Passwords hurt many, many people. They’re incredibly user-hostile, putting burdens on people that computing devices should solve instead. I love my password manager because it helps me navigate the world, but there is a limit on who can be helped with software that layers on top of the broken password experience.
I can see that that pain is increasingly understood by the people who make and manage apps and websites, as evidenced by huge uptake of passkeys, as well as other “passwordless” strategies deployed by websites. I’m seeing a mix of passkeys, OTPs, and magic links these days.
A few months ago, I wrote about the flaws of email “magic links” and how passkeys can be integrated with magic links to provide a better user experience. I’m still proud of this piece, and I’d love for folks to read it. https://rmondello.com/2025/01/02/magic-links-and-passkeys/
Large websites and apps are seeing incredible results deploying passkeys as a core part of their user authentication strategies, with fewer failed sign-ins and faster sign-ins overall. And this is before we’ve seen large uptake of “Automatic Passkey Upgrades”, which will accelerate this trend.

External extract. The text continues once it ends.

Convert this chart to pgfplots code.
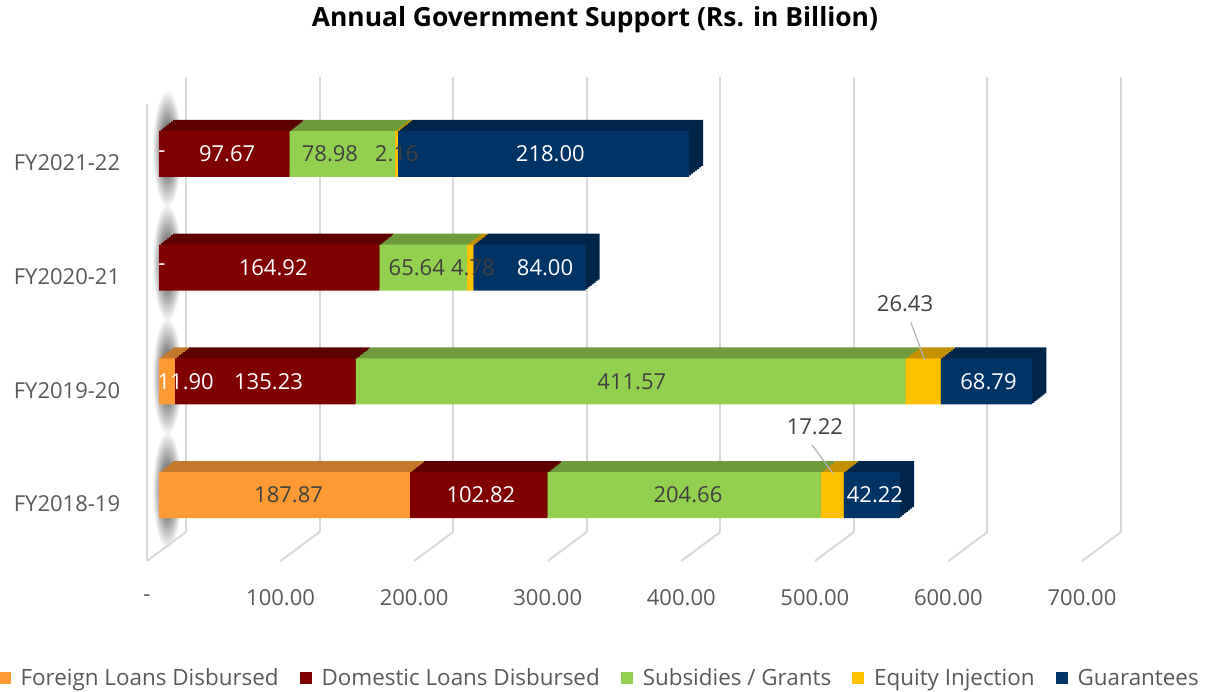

Obviously, passkeys aren’t perfect, but they have compelling industry momentum and a group of stakeholders who care deeply about making them better. User experiences are being refined, powerful capabilities are being added, and yes, the ability to move passkeys between credential managers is coming.
I am thrilled by the progress passkeys have made in just a few short years and extremely optimistic about their future. Let’s keep it up. :)

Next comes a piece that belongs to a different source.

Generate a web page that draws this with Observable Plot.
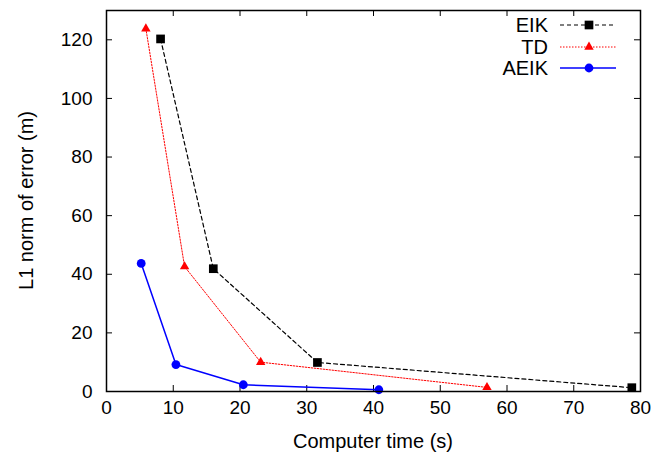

@rmondello And passkeys are causing their own disaster, locking out users who have been prompted to use them without understanding the ramifications, and combined with the abysmal account recovery protocols and lack of customer service by firms like #Google, the same category of people who have been left to swing in the wind before are getting the shaft again.
The uptake of passkeys has nothing to do with understanding the issues, it's the way Google and others are pushing so hard for users to accept them when they don't understand them and will be screwed by them later. And Google doesn't care.

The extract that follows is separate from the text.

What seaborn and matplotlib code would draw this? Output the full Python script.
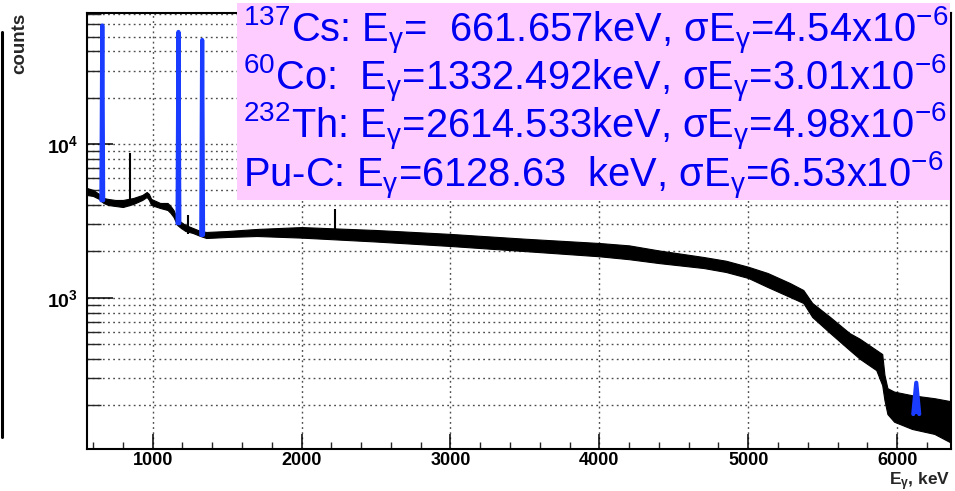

@lauren @rmondello Not just that, but they're designed to be un-exportable.
If you use, say, Apple's implementation, but some day you decide you want to try Android, you need to log in to _every single website_ and generate a new passkey (and even that is challenging, because you'll need to login on an Apple device but then somehow create the passkey on an Android device; I'm not even sure how you'd do that---maybe backup codes or something).
When Lastpass decided to f*** over their customers, I just dumped a CSV of all my credentials and imported it into Bitwarden. By design, there is no way to do that with passkeys. That's why vendors are pushing them, and consumers are going to rue the day they took the bait.
Passkeys are probably the single most anti-competitive thing tech has come up with in the past decade.
@dangoodin @tyler @lauren @rmondello import and export to CSV doesn't need a fucking "alliance". It should be a basic feature of anything managing your logins.